TASK STATEMENT -> Retype only what runs from the beginning of the data through the line with "const yTicks = [0, 10, 20, 30, 40, 50, 60];"; please omit the pictures and keep every line exact.
* START PROVIDED RECORDS *
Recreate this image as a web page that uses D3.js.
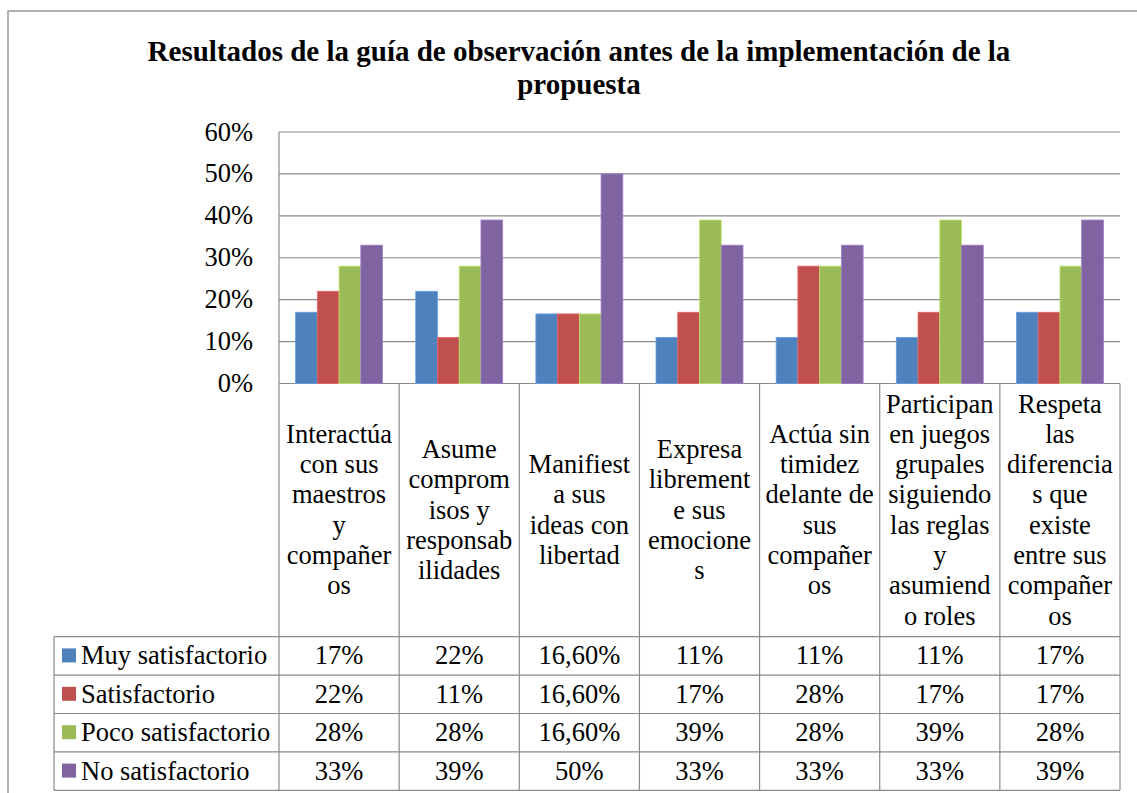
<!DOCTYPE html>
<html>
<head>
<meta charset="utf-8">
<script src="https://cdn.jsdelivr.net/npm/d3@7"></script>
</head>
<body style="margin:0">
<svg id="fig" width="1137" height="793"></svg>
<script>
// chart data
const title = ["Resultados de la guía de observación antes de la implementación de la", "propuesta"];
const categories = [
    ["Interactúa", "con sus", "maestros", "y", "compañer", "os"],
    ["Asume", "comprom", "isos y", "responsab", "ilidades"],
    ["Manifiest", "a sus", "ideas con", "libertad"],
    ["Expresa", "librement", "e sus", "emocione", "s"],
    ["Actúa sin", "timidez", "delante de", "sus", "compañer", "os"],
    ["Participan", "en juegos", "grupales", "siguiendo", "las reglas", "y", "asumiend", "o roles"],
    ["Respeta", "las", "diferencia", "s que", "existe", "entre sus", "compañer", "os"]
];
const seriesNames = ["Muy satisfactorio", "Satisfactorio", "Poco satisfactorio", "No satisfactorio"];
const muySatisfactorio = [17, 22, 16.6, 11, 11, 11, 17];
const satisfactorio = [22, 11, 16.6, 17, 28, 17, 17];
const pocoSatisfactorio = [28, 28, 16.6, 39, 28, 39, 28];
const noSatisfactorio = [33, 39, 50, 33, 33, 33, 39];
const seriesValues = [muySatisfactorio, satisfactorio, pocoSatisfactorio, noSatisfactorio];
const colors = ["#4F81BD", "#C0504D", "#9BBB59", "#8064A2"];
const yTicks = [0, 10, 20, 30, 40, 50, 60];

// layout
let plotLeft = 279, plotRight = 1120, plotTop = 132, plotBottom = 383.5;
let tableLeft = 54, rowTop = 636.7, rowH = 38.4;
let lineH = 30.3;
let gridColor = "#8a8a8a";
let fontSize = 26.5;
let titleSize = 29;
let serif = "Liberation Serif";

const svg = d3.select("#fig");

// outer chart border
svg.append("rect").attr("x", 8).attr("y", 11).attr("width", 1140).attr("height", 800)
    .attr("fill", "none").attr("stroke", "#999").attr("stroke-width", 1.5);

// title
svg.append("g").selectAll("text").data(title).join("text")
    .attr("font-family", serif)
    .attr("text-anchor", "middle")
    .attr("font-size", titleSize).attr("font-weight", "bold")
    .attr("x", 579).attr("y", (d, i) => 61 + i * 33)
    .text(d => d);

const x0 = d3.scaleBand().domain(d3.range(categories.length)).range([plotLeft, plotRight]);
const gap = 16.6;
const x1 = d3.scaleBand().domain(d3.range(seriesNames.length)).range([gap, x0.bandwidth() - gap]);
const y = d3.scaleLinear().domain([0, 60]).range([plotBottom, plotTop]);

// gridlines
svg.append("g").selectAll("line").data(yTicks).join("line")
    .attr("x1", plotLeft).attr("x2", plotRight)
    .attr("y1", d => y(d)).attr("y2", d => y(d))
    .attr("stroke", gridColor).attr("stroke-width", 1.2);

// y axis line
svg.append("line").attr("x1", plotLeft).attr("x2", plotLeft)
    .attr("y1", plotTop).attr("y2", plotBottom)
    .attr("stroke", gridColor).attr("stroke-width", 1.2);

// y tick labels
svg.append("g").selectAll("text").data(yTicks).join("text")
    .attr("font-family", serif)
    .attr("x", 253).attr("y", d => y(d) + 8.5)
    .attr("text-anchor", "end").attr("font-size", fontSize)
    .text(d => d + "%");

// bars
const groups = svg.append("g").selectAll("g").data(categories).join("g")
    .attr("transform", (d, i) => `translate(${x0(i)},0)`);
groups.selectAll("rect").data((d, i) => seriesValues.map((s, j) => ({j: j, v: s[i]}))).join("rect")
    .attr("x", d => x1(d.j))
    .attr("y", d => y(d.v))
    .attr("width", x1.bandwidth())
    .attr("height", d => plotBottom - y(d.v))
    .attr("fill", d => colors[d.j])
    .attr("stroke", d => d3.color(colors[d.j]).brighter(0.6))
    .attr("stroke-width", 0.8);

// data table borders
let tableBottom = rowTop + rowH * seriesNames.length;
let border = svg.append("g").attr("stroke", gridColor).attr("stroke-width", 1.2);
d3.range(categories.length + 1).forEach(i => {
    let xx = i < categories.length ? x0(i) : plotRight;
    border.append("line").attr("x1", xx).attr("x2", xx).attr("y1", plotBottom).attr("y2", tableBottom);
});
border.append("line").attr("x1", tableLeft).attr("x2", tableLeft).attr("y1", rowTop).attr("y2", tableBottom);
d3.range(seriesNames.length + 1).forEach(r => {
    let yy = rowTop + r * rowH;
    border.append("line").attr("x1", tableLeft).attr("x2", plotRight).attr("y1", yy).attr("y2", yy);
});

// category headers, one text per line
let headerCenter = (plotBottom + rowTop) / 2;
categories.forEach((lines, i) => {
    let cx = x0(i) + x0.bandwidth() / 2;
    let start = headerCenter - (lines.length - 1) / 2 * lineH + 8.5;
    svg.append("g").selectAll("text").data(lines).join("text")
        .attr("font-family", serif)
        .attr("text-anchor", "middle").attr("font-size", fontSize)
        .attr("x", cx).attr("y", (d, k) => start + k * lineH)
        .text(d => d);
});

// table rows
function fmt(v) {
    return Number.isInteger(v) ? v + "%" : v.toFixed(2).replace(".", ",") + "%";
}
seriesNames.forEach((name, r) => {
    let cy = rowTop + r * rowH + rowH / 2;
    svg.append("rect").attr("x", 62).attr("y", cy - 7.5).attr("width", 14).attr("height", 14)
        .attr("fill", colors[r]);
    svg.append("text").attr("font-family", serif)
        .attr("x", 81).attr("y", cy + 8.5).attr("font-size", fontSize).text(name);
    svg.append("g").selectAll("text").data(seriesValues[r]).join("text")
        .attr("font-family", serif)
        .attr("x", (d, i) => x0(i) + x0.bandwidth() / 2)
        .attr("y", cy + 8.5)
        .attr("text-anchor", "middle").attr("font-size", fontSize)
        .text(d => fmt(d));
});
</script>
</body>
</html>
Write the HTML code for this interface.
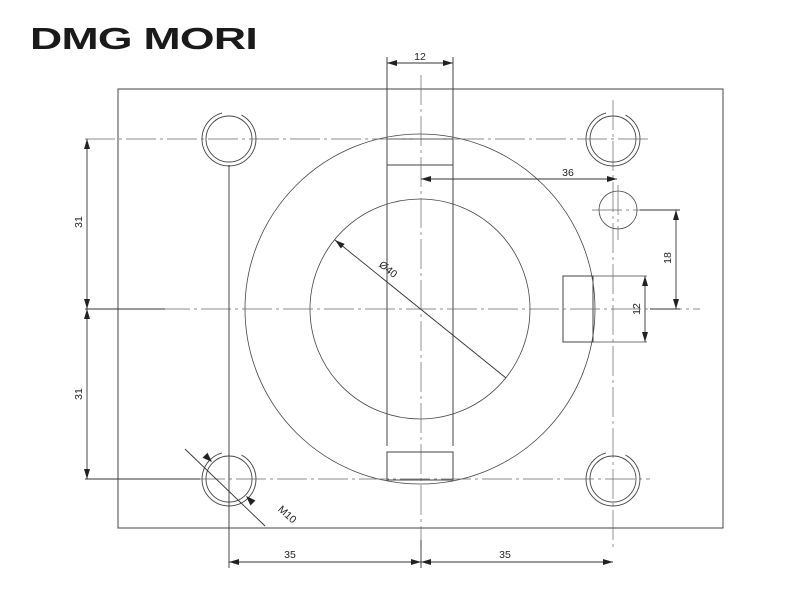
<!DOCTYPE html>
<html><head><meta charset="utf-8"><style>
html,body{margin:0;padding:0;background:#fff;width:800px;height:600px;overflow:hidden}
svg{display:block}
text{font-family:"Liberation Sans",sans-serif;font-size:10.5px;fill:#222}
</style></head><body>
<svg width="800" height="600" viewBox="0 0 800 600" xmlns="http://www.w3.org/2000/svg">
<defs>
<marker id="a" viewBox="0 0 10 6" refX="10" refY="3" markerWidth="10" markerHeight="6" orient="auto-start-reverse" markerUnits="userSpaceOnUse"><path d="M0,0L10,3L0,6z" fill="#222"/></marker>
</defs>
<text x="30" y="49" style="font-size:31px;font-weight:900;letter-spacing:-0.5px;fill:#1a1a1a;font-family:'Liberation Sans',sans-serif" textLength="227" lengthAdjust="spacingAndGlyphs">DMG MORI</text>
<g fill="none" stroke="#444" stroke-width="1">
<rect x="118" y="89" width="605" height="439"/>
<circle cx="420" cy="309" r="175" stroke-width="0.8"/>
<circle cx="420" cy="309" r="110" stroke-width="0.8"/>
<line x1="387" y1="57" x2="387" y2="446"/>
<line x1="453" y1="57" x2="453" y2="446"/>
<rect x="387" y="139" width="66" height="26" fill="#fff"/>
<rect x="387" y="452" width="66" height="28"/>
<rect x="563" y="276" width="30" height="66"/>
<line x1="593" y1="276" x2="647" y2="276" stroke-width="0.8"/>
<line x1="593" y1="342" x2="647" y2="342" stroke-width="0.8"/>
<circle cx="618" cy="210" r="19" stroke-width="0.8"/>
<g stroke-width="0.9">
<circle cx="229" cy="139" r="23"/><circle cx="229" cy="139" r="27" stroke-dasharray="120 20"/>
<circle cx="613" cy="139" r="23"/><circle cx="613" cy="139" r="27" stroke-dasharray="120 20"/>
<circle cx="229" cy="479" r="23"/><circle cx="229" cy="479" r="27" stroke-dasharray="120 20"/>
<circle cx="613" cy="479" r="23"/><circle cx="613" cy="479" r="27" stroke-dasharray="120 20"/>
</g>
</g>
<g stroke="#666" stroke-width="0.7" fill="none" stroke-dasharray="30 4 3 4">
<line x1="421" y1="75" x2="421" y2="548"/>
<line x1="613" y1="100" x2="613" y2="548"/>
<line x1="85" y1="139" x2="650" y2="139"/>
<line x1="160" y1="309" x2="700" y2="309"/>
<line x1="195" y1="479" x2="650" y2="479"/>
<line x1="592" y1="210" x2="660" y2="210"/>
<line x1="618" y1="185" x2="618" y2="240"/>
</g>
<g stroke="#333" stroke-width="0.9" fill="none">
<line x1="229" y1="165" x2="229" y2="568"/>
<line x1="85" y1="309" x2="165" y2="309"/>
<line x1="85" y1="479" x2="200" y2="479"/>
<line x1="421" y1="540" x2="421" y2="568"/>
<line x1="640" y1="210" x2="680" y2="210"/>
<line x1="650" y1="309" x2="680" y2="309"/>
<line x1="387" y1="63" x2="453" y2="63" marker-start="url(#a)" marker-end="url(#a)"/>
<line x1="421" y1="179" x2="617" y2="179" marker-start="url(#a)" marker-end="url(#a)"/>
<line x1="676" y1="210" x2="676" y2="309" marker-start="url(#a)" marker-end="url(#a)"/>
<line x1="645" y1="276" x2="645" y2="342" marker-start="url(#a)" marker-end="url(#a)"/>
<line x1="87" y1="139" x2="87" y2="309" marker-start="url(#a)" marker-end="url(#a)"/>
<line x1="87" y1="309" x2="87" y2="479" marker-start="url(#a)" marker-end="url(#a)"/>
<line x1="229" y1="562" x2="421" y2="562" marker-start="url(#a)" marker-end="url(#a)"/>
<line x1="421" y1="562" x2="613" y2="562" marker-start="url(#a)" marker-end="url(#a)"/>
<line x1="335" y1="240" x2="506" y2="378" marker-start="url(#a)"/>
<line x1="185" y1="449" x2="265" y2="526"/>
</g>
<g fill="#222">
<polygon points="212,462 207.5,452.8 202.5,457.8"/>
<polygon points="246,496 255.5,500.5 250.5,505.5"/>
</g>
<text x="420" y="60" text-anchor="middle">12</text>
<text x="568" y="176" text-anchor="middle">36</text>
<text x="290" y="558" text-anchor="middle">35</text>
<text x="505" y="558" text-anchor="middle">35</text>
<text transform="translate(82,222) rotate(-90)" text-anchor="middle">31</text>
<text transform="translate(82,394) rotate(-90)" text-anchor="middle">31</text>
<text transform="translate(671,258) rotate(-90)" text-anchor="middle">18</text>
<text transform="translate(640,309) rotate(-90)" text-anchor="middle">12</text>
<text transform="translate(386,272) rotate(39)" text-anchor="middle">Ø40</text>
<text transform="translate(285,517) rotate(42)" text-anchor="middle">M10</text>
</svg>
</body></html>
* END PROVIDED RECORDS *
CORRECT RESPONSE ->
Recreate this image as a web page that uses D3.js.
<!DOCTYPE html>
<html>
<head>
<meta charset="utf-8">
<script src="https://cdn.jsdelivr.net/npm/d3@7"></script>
</head>
<body style="margin:0">
<svg id="fig" width="1137" height="793"></svg>
<script>
// chart data
const title = ["Resultados de la guía de observación antes de la implementación de la", "propuesta"];
const categories = [
    ["Interactúa", "con sus", "maestros", "y", "compañer", "os"],
    ["Asume", "comprom", "isos y", "responsab", "ilidades"],
    ["Manifiest", "a sus", "ideas con", "libertad"],
    ["Expresa", "librement", "e sus", "emocione", "s"],
    ["Actúa sin", "timidez", "delante de", "sus", "compañer", "os"],
    ["Participan", "en juegos", "grupales", "siguiendo", "las reglas", "y", "asumiend", "o roles"],
    ["Respeta", "las", "diferencia", "s que", "existe", "entre sus", "compañer", "os"]
];
const seriesNames = ["Muy satisfactorio", "Satisfactorio", "Poco satisfactorio", "No satisfactorio"];
const muySatisfactorio = [17, 22, 16.6, 11, 11, 11, 17];
const satisfactorio = [22, 11, 16.6, 17, 28, 17, 17];
const pocoSatisfactorio = [28, 28, 16.6, 39, 28, 39, 28];
const noSatisfactorio = [33, 39, 50, 33, 33, 33, 39];
const seriesValues = [muySatisfactorio, satisfactorio, pocoSatisfactorio, noSatisfactorio];
const colors = ["#4F81BD", "#C0504D", "#9BBB59", "#8064A2"];
const yTicks = [0, 10, 20, 30, 40, 50, 60];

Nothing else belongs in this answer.